In the first game, the coach told his players before the game not to commit fouls as he did not want to encounter futsal’s accumulated fouls rule (where the sixth penal foul per half and all other of the team’s penal fouls that half become a kick from the second penalty spot). And when the starting keeper arrived a few minutes before kickoff, he was benched and this was the reason why the team conceded the first two goals. The tardy keeper was eventually inserted into the game but this coach had rules and he enforced them.
In the second game, the coach barely had control of himself and had no control over his players. And his players knew this. The coach dissented a little bit but rather than instructing his team to avoid committing fouls, his comment was that the opposing team was not being penalized for the same amount of contact.

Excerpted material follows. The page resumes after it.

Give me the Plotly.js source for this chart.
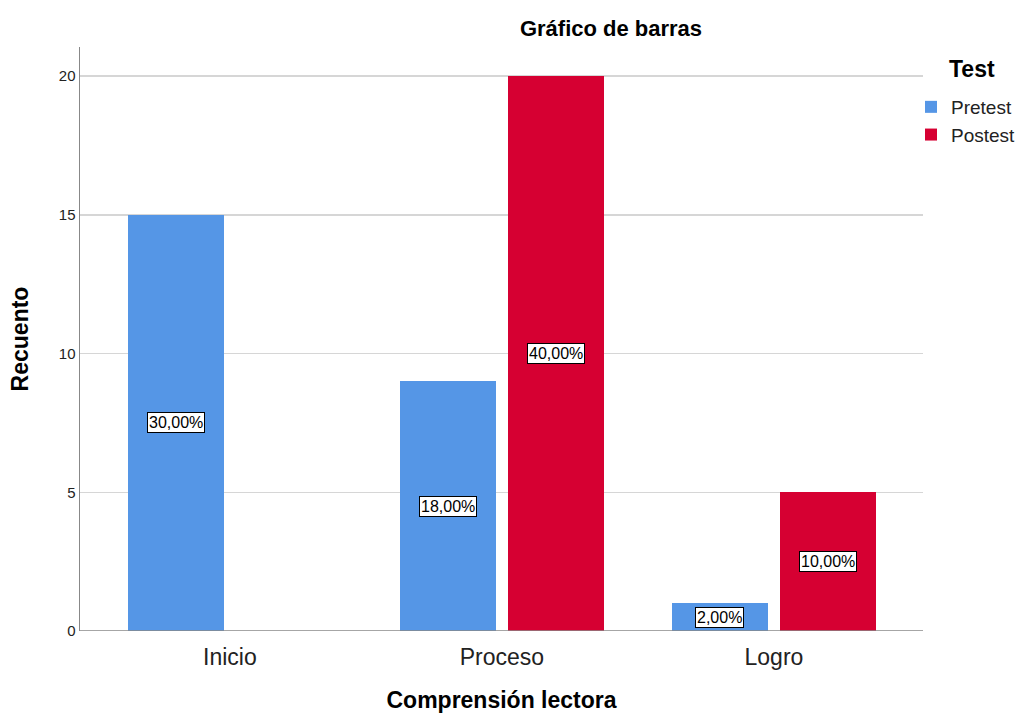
<!DOCTYPE html>
<html>
<head>
<meta charset="utf-8">
<script src="https://cdn.plot.ly/plotly-3.0.1.min.js"></script>
<style>html,body{margin:0;padding:0;background:#fff;}#chart{width:1019px;height:713px;}</style>
</head>
<body>
<div id="chart"></div>
<script>
var categories = ["Inicio", "Proceso", "Logro"];
var pretest = [15, 9, 1];
var postest = [0, 20, 5];
var pretestLabels = ["30,00%", "18,00%", "2,00%"];
var postestLabels = ["", "40,00%", "10,00%"];
var yTicks = [0, 5, 10, 15, 20];

var FONT = "Liberation Sans, Arial, sans-serif";
var barWidth = 0.353;
var preOffset = -0.375;
var postOffset = 0.022;
var idx = categories.map(function(c, i){ return i; });

var traces = [
  {type: "bar", name: "Pretest", x: idx, y: pretest, width: barWidth, offset: preOffset,
   marker: {color: "#5596e6", line: {width: 0}}, hoverinfo: "y"},
  {type: "bar", name: "Postest", x: idx, y: postest, width: barWidth, offset: postOffset,
   marker: {color: "#d60032", line: {width: 0}}, hoverinfo: "y"}
];

var annotations = [];
function addLabels(vals, labels, off) {
  vals.forEach(function(v, i){
    if (!labels[i]) return;
    annotations.push({x: i + off + barWidth/2, y: v/2, xref: "x", yref: "y", text: labels[i],
      showarrow: false, bgcolor: "#ffffff", bordercolor: "#000000", borderwidth: 1, borderpad: 1,
      font: {family: FONT, size: 16, color: "#000"}});
  });
}
addLabels(pretest, pretestLabels, preOffset);
addLabels(postest, postestLabels, postOffset);

annotations.push({xref: "paper", yref: "paper", x: (972-80)/843, y: (631-69)/584, text: "<b>Test</b>",
  showarrow: false, xanchor: "center", yanchor: "middle", font: {family: FONT, size: 23, color: "#000"}});

var layout = {
  width: 1019, height: 713,
  margin: {l: 80, r: 96, t: 47, b: 82, autoexpand: false},
  paper_bgcolor: "#fff", plot_bgcolor: "#fff",
  title: {text: "<b>Gráfico de barras</b>", x: (611-80)/843, xref: "paper", xanchor: "center", y: 1 - 28/713, yanchor: "middle",
    font: {family: FONT, size: 22, color: "#000"}},
  xaxis: {range: [-0.551, 2.548], tickvals: idx, ticktext: categories, showgrid: false, zeroline: false,
    showline: false, ticks: "", ticklabelstandoff: 10, tickfont: {family: FONT, size: 23, color: "#222"},
    title: {text: "<b>Comprensión lectora</b>", standoff: 28, font: {family: FONT, size: 23, color: "#000"}}},
  yaxis: {range: [0, 21.05], tickvals: yTicks, ticktext: yTicks.map(String), showgrid: true, gridcolor: "#d6d6d6", gridwidth: 1.5,
    zeroline: false, showline: true, linecolor: "#888", linewidth: 1.5, ticks: "",
    tickfont: {family: FONT, size: 15, color: "#222"},
    title: {text: "<b>Recuento</b>", standoff: 24, font: {family: FONT, size: 23, color: "#000"}}},
  shapes: [{type: "line", xref: "paper", yref: "y", x0: 0, x1: 1, y0: 0, y1: 0, line: {color: "#888", width: 1.5}}],
  legend: {xref: "container", yref: "container", x: 911/1019, xanchor: "left", y: 1 - 88/713, yanchor: "top",
    bgcolor: "rgba(0,0,0,0)", font: {family: FONT, size: 19, color: "#222"}, itemwidth: 30, tracegroupgap: 0},
  annotations: annotations,
  showlegend: true,
  bargap: 0
};

Plotly.newPlot("chart", traces, layout, {displayModeBar: false, staticPlot: true});
</script>
</body>
</html>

Bob and I refereed both teams twice during the season. Both games with the JV team were well-mannered encounters. Both games with the club team, again with many of the same players, bordered on wild and we certainly had to control their players from the opening kickoff to the final whistle. Both teams won the division championship but the club team was very unpopular with the opposing teams, at least in the two games we had officiated. In those matches, they had one player sent off and two players cautioned while the JV team never had anything even approaching a bad foul in the two games we officiated.
In the Boys High School Division, one coach was trying to give a running commentary of the officiating. I cannot allow a coach to do that as it riles up the players, who start concentrating on what is being whistled or not, often at the expense of playing. I had no choice but to show the coach a red card and dismiss him after he did not heed my verbal warning and yellow card.
After serving his suspension, he did not return to the touchline for his team’s remaining games. The best solution would have been for him to be a different and more disciplined coach upon his return, but I did not see him again. He was not missed by me or my colleagues, one of whom called him “a lunatic.” With a steadier presence on the touchline, the number of cards the team accumulated went way down.
(Randy Vogt, the author of “Preventive Officiating,” has officiated more than 10,000 games.)